I suspect they are all from around that time. It’s fun to look back at them now and see what they tell us about the world in the 80s.
The majority are black and white, but Invicta, Red Rose and some Signal cards are in colour, so cost is a major concern when you’re printing thousands of these things to hand out from reception or on roadshow days. Some are stiffer card or better paper stock, some have a bit of a glossy feel, while Mercia’s Jeff Harris is in full colour, but on a folded bit of paper with an ad for Prontaprint branches around the Coventry area on the front. Signal stuck an ad for Pennie Kitchen Studios (“North Staffs Biggest & Best Kitchen Specialists”) on the back of some of them, whereas Red Rose have a 7Up sponsor logo and a “photograph by Images of Preston” on theirs, which might explain how they can invest in full-colour cards.

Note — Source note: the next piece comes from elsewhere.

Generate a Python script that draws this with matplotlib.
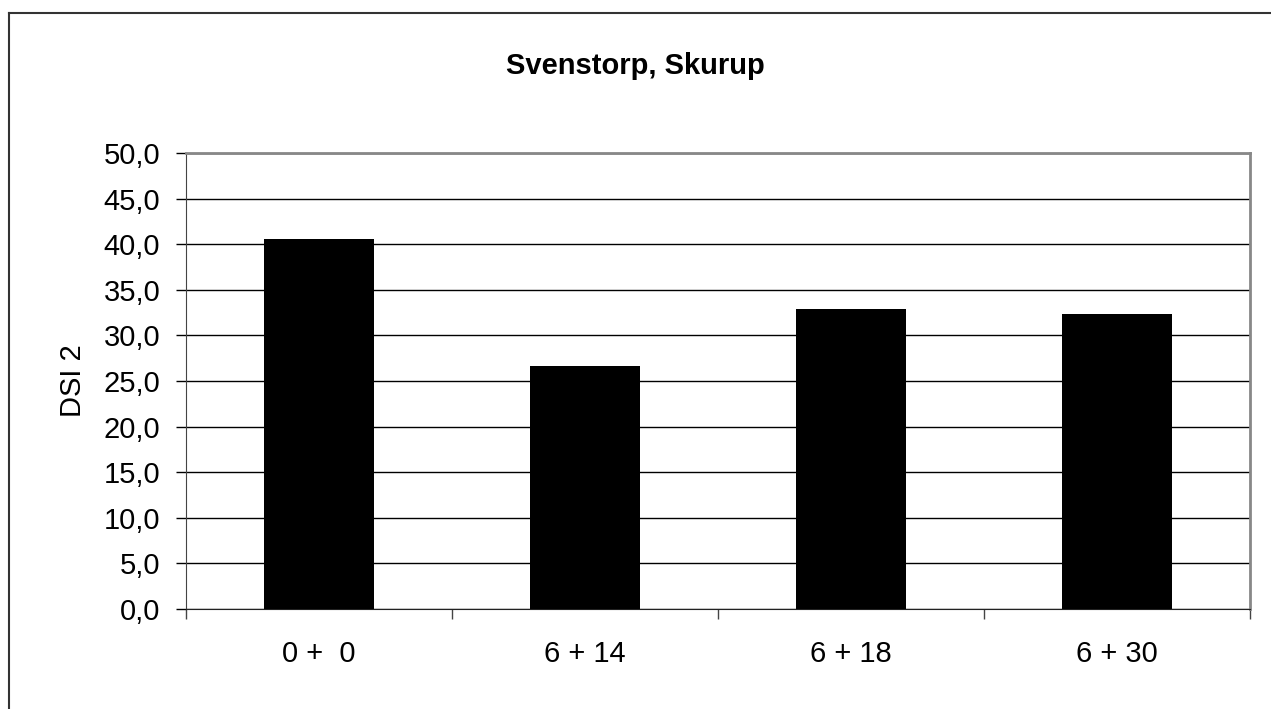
import matplotlib.pyplot as plt
import numpy as np
from matplotlib.lines import Line2D

plt.rcParams['font.family'] = ['Liberation Sans', 'DejaVu Sans']

categories = ['0 +  0', '6 + 14', '6 + 18', '6 + 30']
dsi2 = [40.6, 26.6, 32.9, 32.4]
yticks = np.arange(0, 50.1, 5)

W, H = 1271, 709
fig = plt.figure(figsize=(W / 100, H / 100), dpi=100)
ax = fig.add_axes([186 / W, 1 - 609 / H, (1250 - 186) / W, (609 - 153) / H])

x = np.arange(len(categories))
ax.bar(x, dsi2, width=0.41, color='black', zorder=3)
ax.set_xlim(-0.5, len(categories) - 0.5)
ax.set_ylim(0, 50)

ax.set_yticks(yticks)
ax.set_yticklabels([f'{v:.1f}'.replace('.', ',') for v in yticks], fontsize=21)
ax.yaxis.grid(True, color='black', linewidth=1.0, zorder=0)

ax.set_xticks(x)
ax.set_xticklabels(categories, fontsize=21)
ax.tick_params(axis='x', length=0, pad=22)
ax.set_xticks(np.arange(-0.5, len(categories)), minor=True)
ax.tick_params(axis='x', which='minor', length=7, width=1, color='#444444')
ax.tick_params(axis='y', length=7.5, width=1, color='black', pad=11)

ax.set_ylabel('DSI 2', fontsize=21, labelpad=12)

for s in ['top', 'right']:
    ax.spines[s].set_color('#888888')
    ax.spines[s].set_linewidth(2)
ax.spines['left'].set_color('#444444')
ax.spines['bottom'].set_color('#222222')

fig.text(0.5, 1 - 66 / H, 'Svenstorp, Skurup', ha='center', va='center',
         fontsize=21, fontweight='bold')

# outer chart frame (left and top visible)
fig.add_artist(Line2D([9 / W, 9 / W], [0, 1 - 13 / H], color='#333333', lw=1.5))
fig.add_artist(Line2D([9 / W, 1], [1 - 13 / H, 1 - 13 / H], color='#333333', lw=1.5))

fig.savefig('out.png', dpi=100)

Many are blank on the back; I guess one-sided printing was cheaper. The Chiltern group cards have a mini biography on the reverse, and it’s how I know Martin Collins’ hobbies include water skiing and holidays, and that Paul McKenna was a 23-year-old bachelor when the photo was taken, with no mention of hypnotism. Radio Mercury uses the reverse to promote a list of available station souvenirs, from ballpoint pens and headphone bugs to “tee shirts” and “sweat shirts”, but sadly no prices, which would be fascinating to read today. The reverse of all the Invicta cards is laid out like a proper postcard with space for a message and an address, and a square in the top right for the stamp. I wonder if, when rebelling on the pirate ships, Roger Day thought he might end up as a photograph on the front of a postcard? I wonder who got posted around Kent more, Roger, or Julie Jambuster (was that her real name)?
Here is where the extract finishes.